LeetCode 1130 - Minimum Cost Tree From Leaf Values

My solution to the LeetCode problem 1130 - Minimum Cost Tree From Leaf Values. This problem touches on topics like Dynamic Programming (DP), Greedy algorithms, and Mono Structures. Below is an approach and solution to tackle the problem efficiently.

Problem Overview

The problem requires us to construct a binary tree where each leaf node has a value from a given array. The task is to minimize the cost of building the tree. The cost of the tree is the sum of the product of the values of the two leaves used to create each non-leaf node.

Problem Constraints:

1. The array contains integers greater than zero.
2. We are asked to minimize the sum product of leaves as we build the tree.

Solution: Greedy Approach with Mono Struct

Key Concepts:

1. Greedy Technique: At each step, remove the smallest leaf to minimize the immediate cost.
2. Mono Struct: A structure that maintains the values in a particular order to help optimize our approach.

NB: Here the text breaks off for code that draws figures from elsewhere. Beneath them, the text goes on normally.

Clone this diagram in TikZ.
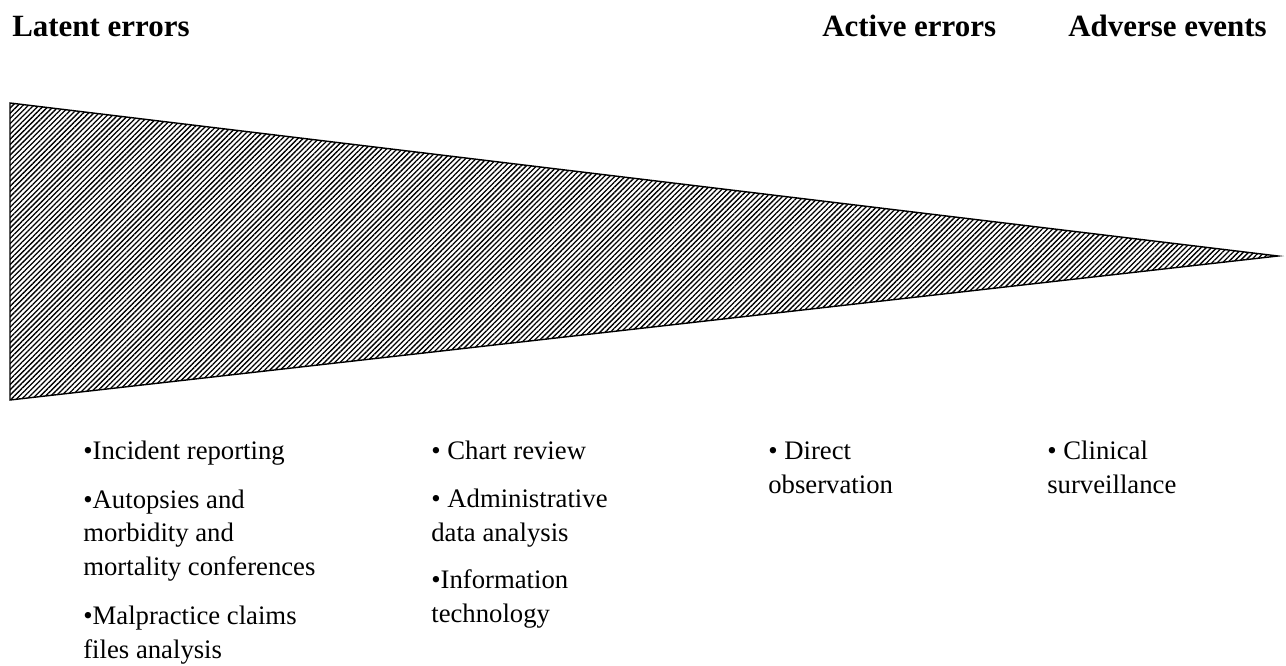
\documentclass[tikz,border=0pt]{standalone}
\usepackage{fontspec}
\setmainfont{Liberation Serif}
\usetikzlibrary{patterns.meta}
\tikzset{head/.style = {anchor = base west, inner sep = 0,
                        font = \fontsize{17.6}{21}\selectfont\bfseries}}
\tikzset{item/.style = {anchor = base west, inner sep = 0, align = left,
                        font = \fontsize{15.2}{18.9}\selectfont}}
\tikzset{hatch/.style = {pattern = {Lines[angle = 45, distance = 2.1pt,
                                          line width = 0.75pt]}}}

\begin{document}
\begin{tikzpicture}[x = 0.02cm, y = -0.02cm]
  \useasboundingbox (0, 0) rectangle (1286, 666);
  % the wedge
  \draw [line width = 0.8pt, hatch] (10, 103) -- (1278, 256) -- (10, 400) -- cycle;
  % headings
  \node [head] (latent) at (12, 36) {Latent errors};
  \node [head] (active) at (822, 36) {Active errors};
  \node [head] (adverse) at (1068, 36) {Adverse events};
  % methods under the wedge (base = last line)
  \node [item] (incident) at (83, 459) {•Incident reporting};
  \node [item] (autopsy) at (83, 575) {•Autopsies and\\morbidity and\\mortality conferences};
  \node [item] (claims) at (83, 658) {•Malpractice claims\\files analysis};
  \node [item] (chart) at (431, 459) {• Chart review};
  \node [item] (admin) at (431, 541) {• Administrative\\data analysis};
  \node [item] (infotech) at (431, 622) {•Information\\technology};
  \node [item] (direct) at (768, 493) {• Direct\\observation};
  \node [item] (clinical) at (1047, 493) {• Clinical\\surveillance};
\end{tikzpicture}
\end{document}
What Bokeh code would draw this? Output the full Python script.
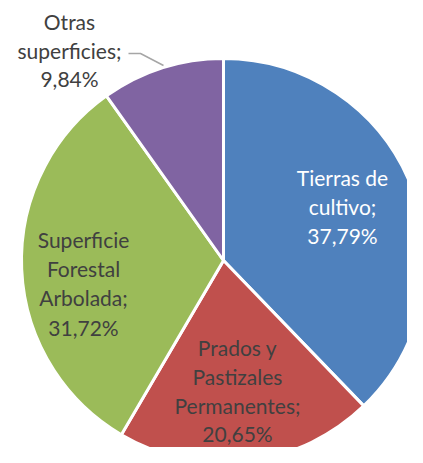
import math
from bokeh.plotting import figure
from bokeh.models import Range1d
from bokeh.core.properties import value
from bokeh.embed import file_html
from bokeh.resources import INLINE

# Data
categories = ["Tierras de cultivo", "Prados y Pastizales Permanentes",
              "Superficie Forestal Arbolada", "Otras superficies"]
shares = [37.79, 20.65, 31.72, 9.84]
label_texts = ["37,79%", "20,65%", "31,72%", "9,84%"]
colors = ["#4F81BD", "#C0504D", "#9BBB59", "#8064A2"]

# Layout (screen pixel positions in the reference)
W, H = 407, 447
cx_s, cy_s, r = 223, 260, 202

def fx(sx):
    return sx

def fy(sy):
    return H - sy

label_lines = [
    (["Tierras de", "cultivo;", "37,79%"], 342, [177, 206, 235], "white"),
    (["Prados y", "Pastizales", "Permanentes;", "20,65%"], 237, [347, 376, 405, 433], "#404040"),
    (["Superficie", "Forestal", "Arbolada;", "31,72%"], 83, [239, 268, 297, 327], "#404040"),
    (["Otras", "superficies;", "9,84%"], 69, [21, 50, 78], "#404040"),
]

p = figure(width=W, height=H, output_backend="svg", toolbar_location=None,
           x_range=Range1d(0, W), y_range=Range1d(0, H), min_border=0)
p.axis.visible = False
p.grid.visible = False
p.outline_line_color = None
p.background_fill_color = "white"
p.border_fill_color = "white"

total = sum(shares)
cum = 0.0
starts, ends = [], []
for s in shares:
    a0 = math.pi / 2 - 2 * math.pi * cum / total
    cum += s
    a1 = math.pi / 2 - 2 * math.pi * cum / total
    starts.append(a0)
    ends.append(a1)

p.wedge(x=[fx(cx_s)] * len(shares), y=[fy(cy_s)] * len(shares), radius=r,
        start_angle=starts, end_angle=ends, direction="clock",
        fill_color=colors, line_color="white", line_width=3)

# leader line for "Otras superficies"
p.line(x=[fx(128), fx(140), fx(163)], y=[fy(53), fy(53), fy(65)],
       line_color="#A6A6A6", line_width=1.5)

for lines, x, ys, col in label_lines:
    p.text(x=[fx(x)] * len(lines), y=[fy(y) for y in ys], text=lines,
           text_align="center", text_baseline="middle",
           text_font=value("Lato"), text_font_size="21px", text_color=col)

open("out.html", "w").write(file_html(p, INLINE))
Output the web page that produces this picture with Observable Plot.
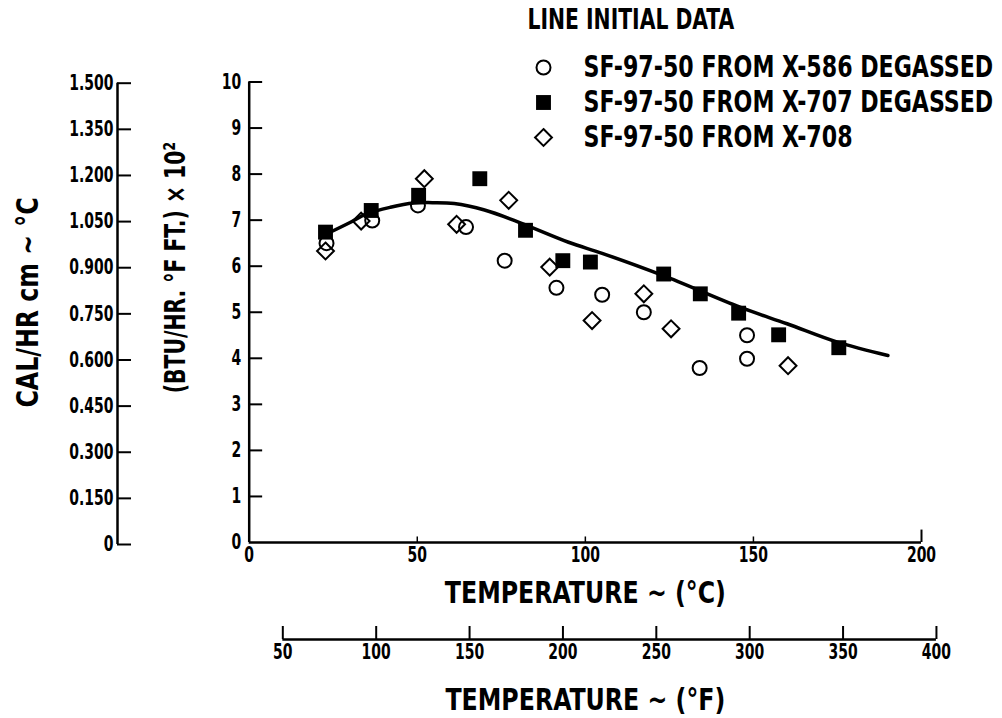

The following solution provided by me illustrates the greedy technique to solve this problem.

class Solution {
public:
    int mctFromLeafValues(vector<int>& arr) {
        int result = 0;
        stack<int> s;
        s.push(INT_MAX);  // add a large value to compare
        
        for (int value : arr) {
            while (s.top() <= value) {
                int mid = s.top();
                s.pop();
                result += mid * min(s.top(), value);  // multiply by the smaller of the two neighbors
            }
            s.push(value);
        }
        
        while (s.size() > 2) {  // clean up the remaining elements in the stack
            int mid = s.top();
            s.pop();
            result += mid * s.top();
        }
        
        return result;
    }
};

Explanation of Solution

1. Loop Until One Element Left: The goal is to keep reducing the array size by combining the two smallest values.
2. Find the Minimum: At each step, find the index of the smallest element in the array.
3. Combine Adjacent Elements: Calculate the cost by multiplying the smallest element with its adjacent element.
4. Remove the Smallest Element: After combining, remove the smallest element from the array to reduce the size, and repeat the process.
5. Return the Result: Once only one element remains, return the accumulated result.
6. Time complexity: The time complexity is O(n) because each element is pushed and popped from the stack at most once.

Conclusion

This approach demonstrates how a greedy algorithm can efficiently solve a problem like the Minimum Cost Tree from Leaf Values. By iteratively removing the smallest element and combining it with its neighbor, we are able to minimize the overall cost of building the binary tree. Mono structures help maintain order in such problems to optimize the approach further.

If you're interested in further optimizing or exploring dynamic programming alternatives, feel free to dive deeper into variations of this problem!